What began was a downfall of RC Cola and a meteoric rise in the image of the other two brands – Pepsi and Coke, so much so that it was difficult for any other brand to survive in the industry. Due to mishandling by new owners and ill-planned investments at fruit juice industries, fast-food chains, and home furnishing companies, RC Cola was merely a shadow of what it had been during its glory days of the Diet Rite.
In the late 1990s, RC did attempt up its sales after managing to find a new owner. Still, its ways of trying to reserve shelves at the supermarkets for their own products seemed to backlash as Coke and Pepsi simply had more resources and, in having so, managed to shut out RC Cola from the industry completely.

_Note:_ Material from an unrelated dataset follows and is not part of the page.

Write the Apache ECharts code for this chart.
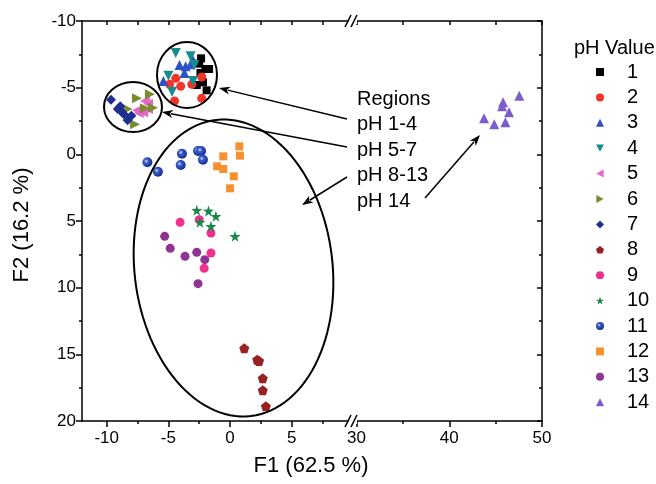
<!DOCTYPE html>
<html><head><meta charset="utf-8">
<script src="https://cdn.jsdelivr.net/npm/echarts@6/dist/echarts.min.js"></script>
<style>html,body{margin:0;padding:0;background:#fff}#c{width:656px;height:484px}</style>
</head><body><div id="c"></div>
<script>
const phNames = ['1','2','3','4','5','6','7','8','9','10','11','12','13','14'];
const ph1 = [[-2.35,-7.2],[-2.5,-6.8],[-2.0,-6.4],[-1.7,-6.4],[-2.4,-6.1],[-2.2,-5.4],[-2.7,-5.2],[-1.9,-4.8]];
const ph2 = [[-4.4,-5.7],[-4.9,-5.25],[-4.0,-5.1],[-3.1,-5.25],[-2.3,-5.8],[-4.5,-4.0],[-2.3,-4.2]];
const ph3 = [[-4.1,-6.7],[-3.2,-6.75],[-3.0,-7.05],[-3.7,-6.1],[-5.4,-5.5],[-3.6,-6.6]];
const ph4 = [[-4.4,-7.6],[-3.2,-7.35],[-5.0,-5.9],[-3.0,-5.5],[-4.7,-4.7],[-2.9,-6.7]];
const ph5 = [[-6.9,-4.0],[-6.65,-3.8],[-7.55,-3.3],[-7.05,-3.15],[-6.65,-3.4],[-7.4,-3.1]];
const ph6 = [[-7.55,-4.2],[-8.3,-3.4],[-6.5,-4.5],[-6.25,-3.5],[-7.7,-2.25],[-6.9,-3.45]];
const ph7 = [[-9.65,-4.1],[-8.9,-3.6],[-9.1,-3.4],[-8.75,-3.15],[-8.6,-3.0],[-8.3,-2.55],[-8.0,-2.9]];
const ph8 = [[1.15,14.55],[2.2,15.4],[2.35,15.5],[2.65,16.8],[2.65,17.7],[2.9,18.9]];
const ph9 = [[-4.05,5.1],[-2.5,4.9],[-1.55,5.9],[-1.55,7.4],[-2.1,8.55]];
const ph10 = [[-2.7,4.2],[-1.75,4.25],[-1.15,4.65],[-2.45,5.1],[-1.55,5.4],[0.4,6.15]];
const ph11 = [[-6.7,0.6],[-5.85,1.3],[-3.9,-0.05],[-4.0,0.8],[-2.6,-0.25],[-2.35,-0.25],[-2.2,0.4]];
const ph12 = [[0.75,-0.6],[0.8,0.1],[-0.55,0.15],[-1.05,0.9],[-0.55,1.1],[0.3,1.65],[0.0,2.55]];
const ph13 = [[-5.3,6.15],[-4.85,7.05],[-3.65,7.65],[-2.7,7.35],[-2.05,7.9],[-2.6,9.7]];
const ph14 = [[47.55,-4.4],[45.8,-3.9],[45.7,-3.6],[46.45,-3.15],[43.75,-2.7],[44.85,-2.25],[46.05,-2.4]];

const xLeftMajor = [-10,-5,0,5];
const xLeftMinor = [-7.5,-2.5,2.5,7.5];
const xRightMajor = [30,40,50];
const xRightMinor = [35,45];
const regionLabels = ['Regions','pH 1-4','pH 5-7','pH 8-13','pH 14'];

const pentagon = 'path://M0,-10L9.51,-3.09L5.88,8.09L-5.88,8.09L-9.51,-3.09Z';
const star = 'path://M0,-10L2.35,-3.24L9.51,-3.09L3.8,1.24L5.88,8.09L0,4L-5.88,8.09L-3.8,1.24L-9.51,-3.09L-2.35,-3.24Z';
const triDown = 'path://M0,0L10,0L5,9Z';
const triLeft = 'path://M9,0L9,10L0,5Z';
const triRight = 'path://M0,0L0,10L9,5Z';
const sphere = {type:'radial',x:0.38,y:0.38,r:0.65,colorStops:[{offset:0,color:'#dfe8ff'},{offset:0.3,color:'#3d5fcc'},{offset:1,color:'#142a8a'}]};

const styles = [
  {data:ph1, symbol:'rect', size:8, color:'#000000'},
  {data:ph2, symbol:'circle', size:9, color:'#f2352a'},
  {data:ph3, symbol:'triangle', size:10, color:'#2f52c4'},
  {data:ph4, symbol:'triangle', size:10, color:'#178c8c', rot:180, icon:triDown},
  {data:ph5, symbol:'triangle', size:10, color:'#e466c8', rot:90, icon:triLeft},
  {data:ph6, symbol:'triangle', size:10, color:'#7b8c2e', rot:-90, icon:triRight},
  {data:ph7, symbol:'diamond', size:10, color:'#1f2f8f'},
  {data:ph8, symbol:pentagon, size:10, color:'#982222'},
  {data:ph9, symbol:'circle', size:9, color:'#f0308c'},
  {data:ph10, symbol:star, size:11, color:'#18884a'},
  {data:ph11, symbol:'circle', size:10, color:sphere},
  {data:ph12, symbol:'rect', size:8, color:'#f7902e'},
  {data:ph13, symbol:'circle', size:9, color:'#8e3294'},
  {data:ph14, symbol:'triangle', size:10, color:'#7b5ccc', right:true}
];

const series = styles.map((s,i)=>({
  name: phNames[i], type:'scatter', data:s.data, symbol:s.symbol, symbolSize:s.size,
  symbolRotate: s.rot||0, itemStyle:{color:s.color, opacity:1},
  xAxisIndex: s.right?3:0, yAxisIndex: s.right?1:0, z: 3
}));
const legendData = styles.map((s,i)=> s.icon ? {name:phNames[i], icon:s.icon} : {name:phNames[i]});

const FONT = 'Liberation Sans, Arial, sans-serif';
const lineStyle = {color:'#000', width:1.5};
function xAxes(grid, min, max, major, minor){
  return [
    {gridIndex:grid, type:'value', position:'bottom', min, max,
     axisLine:{show:true,onZero:false,lineStyle}, splitLine:{show:false},
     axisTick:{show:true, customValues:major, length:6, lineStyle},
     axisLabel:{customValues:major, fontSize:17, color:'#000', margin:9, fontFamily:FONT}},
    {gridIndex:grid, type:'value', position:'bottom', min, max,
     axisLine:{show:false,onZero:false}, splitLine:{show:false},
     axisTick:{show:true, customValues:minor, length:3, lineStyle},
     axisLabel:{show:false}},
    {gridIndex:grid, type:'value', position:'top', min, max,
     axisLine:{show:true,onZero:false,lineStyle}, splitLine:{show:false},
     axisTick:{show:true, inside:true, customValues:major.concat(minor), length:4, lineStyle},
     axisLabel:{show:false}}
  ];
}

const chart = echarts.init(document.getElementById('c'));

function arrow(x1,y1,x2,y2){
  const a=Math.atan2(y2-y1,x2-x1), L=11, W=4;
  const bx=x2-L*Math.cos(a), by=y2-L*Math.sin(a);
  const px=-Math.sin(a)*W, py=Math.cos(a)*W;
  return [
    {type:'line', shape:{x1,y1,x2:bx+2*Math.cos(a),y2:by+2*Math.sin(a)}, style:{stroke:'#000',lineWidth:1.5}, z:50},
    {type:'polygon', shape:{points:[[x2,y2],[bx+px,by+py],[bx+3*Math.cos(a),by+3*Math.sin(a)],[bx-px,by-py]]}, style:{fill:'#000'}, z:50}
  ];
}
function brk(y){
  return [
    {type:'rect', shape:{x:349,y:y-3,width:8,height:6}, style:{fill:'#fff'}, z:60},
    {type:'line', shape:{x1:345,y1:y+6,x2:351,y2:y-6}, style:{stroke:'#000',lineWidth:1.5}, z:61},
    {type:'line', shape:{x1:351,y1:y+6,x2:357,y2:y-6}, style:{stroke:'#000',lineWidth:1.5}, z:61}
  ];
}
function ell(cx,cy,rx,ry){
  return {type:'ellipse', shape:{cx,cy,rx,ry}, style:{fill:null, stroke:'#000', lineWidth:2}, z:40};
}
// tilted ellipse through its major-axis end points (top, bottom) with semi-minor b
function tiltedEllipse(tx,ty,bx,by,b){
  const cx=(tx+bx)/2, cy=(ty+by)/2;
  const dx=bx-tx, dy=by-ty, len=Math.hypot(dx,dy), a=len/2;
  const ux=dx/len, uy=dy/len, vx=-uy, vy=ux;
  const pts=[];
  for(let k=0;k<120;k++){
    const t=k/120*2*Math.PI;
    pts.push([cx+ux*a*Math.cos(t)+vx*b*Math.sin(t), cy+uy*a*Math.cos(t)+vy*b*Math.sin(t)]);
  }
  return {type:'polygon', shape:{points:pts}, style:{fill:null, stroke:'#000', lineWidth:2}, z:40};
}

const graphics = [
  ell(187,75,30,33),
  ell(133,107,29,25),
  tiltedEllipse(216,120,251,416,99),
  ...arrow(347,119,219,88),
  ...arrow(347,147,162,112),
  ...arrow(347,177,302,205),
  ...arrow(425,198,480,135),
  ...brk(21), ...brk(421),
  {type:'text', x:311, y:466, style:{text:'F1 (62.5 %)', font:'22px '+FONT, fill:'#000', align:'center', verticalAlign:'middle'}, z:70},
  {type:'text', x:22, y:225, rotation:Math.PI/2, style:{text:'F2 (16.2 %)', font:'22px '+FONT, fill:'#000', align:'center', verticalAlign:'middle'}, z:70}
];
regionLabels.forEach((t,i)=>{
  graphics.push({type:'text', x:357, y:99+i*25.5, style:{text:t, font:'20px '+FONT, fill:'#000', align:'left', verticalAlign:'middle'}, z:70});
});

chart.setOption({
  animation:false,
  backgroundColor:'#fff',
  textStyle:{fontFamily:FONT},
  title:{text:'pH Value', left:569, top:33, textStyle:{fontSize:20, fontWeight:'normal', color:'#000', fontFamily:FONT}},
  legend:{orient:'vertical', left:591, top:57, itemWidth:8, itemHeight:8, itemGap:5.4,
    data:legendData, textStyle:{fontSize:20, lineHeight:20, color:'#000', fontFamily:FONT, padding:[0,0,0,18]}},
  grid:[
    {left:82, top:21, width:269, height:400},
    {left:351, top:21, width:191, height:400}
  ],
  xAxis:[...xAxes(0,-12,9.8,xLeftMajor,xLeftMinor), ...xAxes(1,29.4,50,xRightMajor,xRightMinor)],
  yAxis:[
    {gridIndex:0, type:'value', position:'left', inverse:true, min:-10, max:20, interval:5,
     axisLine:{show:true,onZero:false,lineStyle}, splitLine:{show:false},
     axisTick:{show:true,length:6,lineStyle}, minorTick:{show:true,splitNumber:2,length:3,lineStyle},
     axisLabel:{fontSize:17,color:'#000',margin:6,fontFamily:FONT}},
    {gridIndex:1, type:'value', position:'right', inverse:true, min:-10, max:20, interval:5,
     axisLine:{show:true,onZero:false,lineStyle}, splitLine:{show:false},
     axisTick:{show:true,inside:true,length:5,lineStyle}, minorTick:{show:true,splitNumber:2,length:3,lineStyle},
     axisLabel:{show:false}}
  ],
  series,
  graphic:graphics
});
</script></body></html>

It is hardly a thing to be proud of being pioneers in an industry that has been on a steady decline for the better part of the last two decades. Even industry leaders are looking for innovative ways to stay relevant. Consumers no longer crave full-calorie cold drinks but are migrating to the healthier options available.
However, RC Cola almost proved more than what it is today – a good yet not preferred soda brand. Had the cyclamate, and consequently, RC’s signature product – the Diet Rite, not been banned, the brand could well have gone on to have a more significant impact in the longer run.
Frequently Asked Questions
Q1. Does RC Cola have a formidable presence in the international market?
- The RC Cola is currently being sold in about 70 countries around the world. However, it remains a best-seller in a few countries, including the Philippines and other Oceania countries. The popularity in these markets is mainly due to its lower price in comparison to the competition. For example, a survey conducted in the Philippines showed that 41% of the consumers preferred RC Cola as it was cheaper than Pepsi and Coca-Cola.
Q2. What stands in the future for RC Cola?
- The soda industry alone will not be enough for a company of RC’s stature to sustain. Identifying that, the company has launched several innovations and has made considerable investments in industries like coffee, food chains, etc. In addition, the company is trying to re-establish its markets in areas where it once lost out in.